# Obama's campaign going to the dogs -- and cats and chickens



## DanYo (Jun 30, 2007)

Enjoyed reading this article and figure I'd pass it on to my lumber BUDS.
...
,,,
..
.
..
..

http://www.cnn.com/2012/06/03/politics/obama-campaign-pets/index.html
..
..
..
..


-Tina Gangidine is so passionate about President Barack Obama, even her pet lovebird campaigned for him.

"I left the campaign sign by her cage, and whenever she would get out she would always hop right over to it and sit for long stretches staring at it," said the retired middle school teacher from Ohio.

"I guess she was a political bird. Well, so is the rest of her family, so she came by it honestly."

Gangidine campaigns in her swing state for the president pretty much nonstop, but she paused long enough to post a photo of the starry-eyed creature-known as The Bird, H.R.H. (Her Royal Highness)-on the Pet Lovers for Obama Facebook page.

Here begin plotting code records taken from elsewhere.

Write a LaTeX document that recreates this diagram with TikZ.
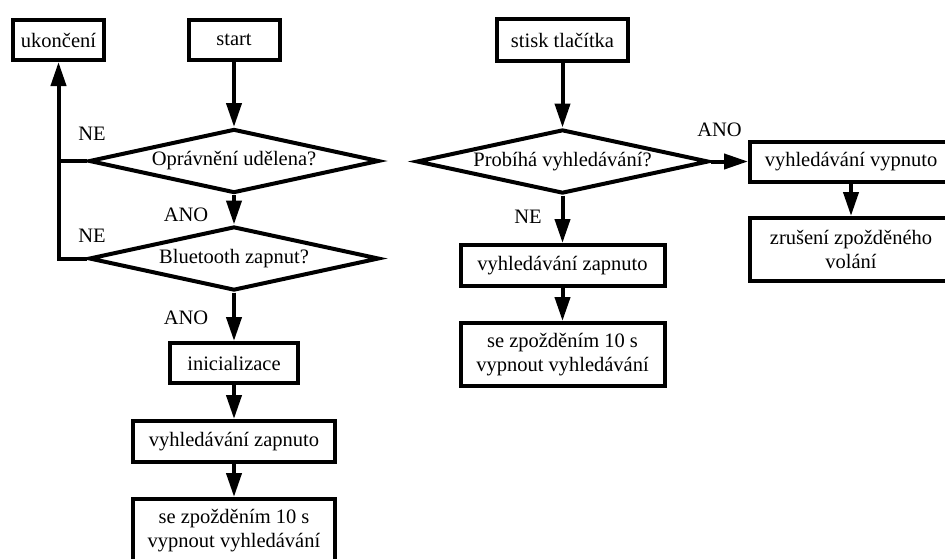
\documentclass[tikz,border=0pt]{standalone}
\usepackage{fontspec}
\setmainfont{Liberation Serif}
\usetikzlibrary{shapes.geometric,arrows.meta}
\begin{document}
\begin{tikzpicture}[x=1pt,y=-1pt,
  txt/.style={font=\fontsize{20.5}{23.5}\selectfont},
  box/.style={txt,draw,line width=4pt,inner sep=0pt,align=center},
  dec/.style={txt,draw,diamond,line width=4pt,inner sep=0pt,aspect=4.4,minimum height=64pt},
  lab/.style={txt,inner sep=0pt},
  arr/.style={line width=4pt,-{Triangle[length=24pt,width=15pt]}},
  ln/.style={line width=4pt}]
\useasboundingbox (0,0) rectangle (945,558);
% left column
\node[box,minimum width=91pt,minimum height=40pt] (uk) at (58.5,40) {ukončení};
\node[box,minimum width=91pt,minimum height=40pt] (start) at (234,40) {start};
\node[dec,minimum width=290pt] (d1) at (234,161) {Oprávnění udělena?};
\node[dec,minimum width=290pt] (d2) at (234,258.5) {Bluetooth zapnut?};
\node[box,minimum width=128pt,minimum height=40pt] (init) at (234,363) {inicializace};
\node[box,minimum width=202pt,minimum height=41pt] (vz) at (234,441.5) {vyhledávání zapnuto};
\node[box,minimum width=202pt,minimum height=63pt] (sz) at (234,530.5) {se zpožděním 10 s\\vypnout vyhledávání};
\coordinate (c1) at (uk.south |- d1.west);
\draw[arr] (start) -- (d1);
\draw[arr] (d1) -- (d2);
\draw[arr] (d2) -- (init);
\draw[arr] (init) -- (vz);
\draw[arr] (vz) -- (sz);
\draw[ln] (d1.west) -- (c1);
\draw[arr] (d2.west) -| (uk.south);
\node[lab] (ne1) at (92,134) {NE};
\node[lab] (ne2) at (92,236) {NE};
\node[lab] (ano1) at (186,215) {ANO};
\node[lab] (ano2) at (186,318) {ANO};
% right part
\node[box,minimum width=131pt,minimum height=42pt] (st) at (562.5,40) {stisk tlačítka};
\node[dec,minimum width=292pt] (d3) at (562.5,161.5) {Probíhá vyhledávání?};
\node[box,minimum width=202pt,minimum height=40pt] (vvyp) at (851,161.5) {vyhledávání vypnuto};
\node[box,minimum width=202pt,minimum height=63pt] (zr) at (851,249.5) {zrušení zpožděného\\volání};
\node[box,minimum width=204pt,minimum height=41pt] (vz2) at (562.5,265.5) {vyhledávání zapnuto};
\node[box,minimum width=204pt,minimum height=63pt] (sz2) at (562.5,354.5) {se zpožděním 10 s\\vypnout vyhledávání};
\draw[arr] (st) -- (d3);
\draw[arr] (d3) -- (vvyp);
\draw[arr] (vvyp) -- (zr);
\draw[arr] (d3) -- (vz2);
\draw[arr] (vz2) -- (sz2);
\node[lab] (ano3) at (719.5,130) {ANO};
\node[lab] (ne3) at (528,216.5) {NE};
\end{tikzpicture}
\end{document}
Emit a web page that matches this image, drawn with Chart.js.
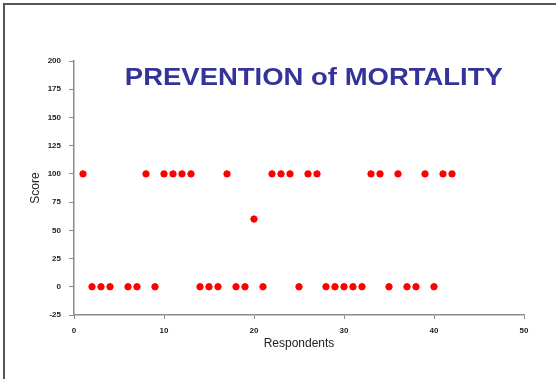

It got more "likes" and thoughtful comments than almost anything else she's ever posted, and that includes the Twitter feed and Facebook pages she runs for her neighborhood's Obama campaign. Suddenly, she realized there was a lesson.

"When we are phone banking, we have to work really hard to get someone to pick up and talk with us," Gangidine said. "People love their pets so they pay attention to this kind of thing, and it's a really positive message for them to see from us."










https://www.facebook.com/DogsAgainstRomney

Presidential pets have certainly played a role in politicking before. President Franklin D. Roosevelt often appeared in photos with Fala, his Scottish terrier. President George W. Bush sent holiday videos of his dog Barney every Christmas. President Bill Clinton's cat, Socks, even had its own book.

But this virtual campaign by Obama for America to encourage people to "like" its Facebook page, post photos of their pets and recruit friends is taking the presidential love of pets to a whole new level. It seems to be working.

More than 16,500 people have "liked" the page so far. Hundreds of others have posted photos of their furry friends. A dog named Teddy Roosevelt abandoned his namesake's political party to wear a navy Obama shirt. Baby, a gray cat, looks smart in a "Cats for Obama" collar. There's even an unnamed chicken sporting an Obama bandana.









Such pet-specific merchandise is available on an accompanying Obama campaign site. There's an "I Meow for Michelle" cat collar, a "2012 Barack's best friend" dog collar with a matching leash, a Bo "I bark for Barack" car magnet, and many others. All purchases count as campaign donations.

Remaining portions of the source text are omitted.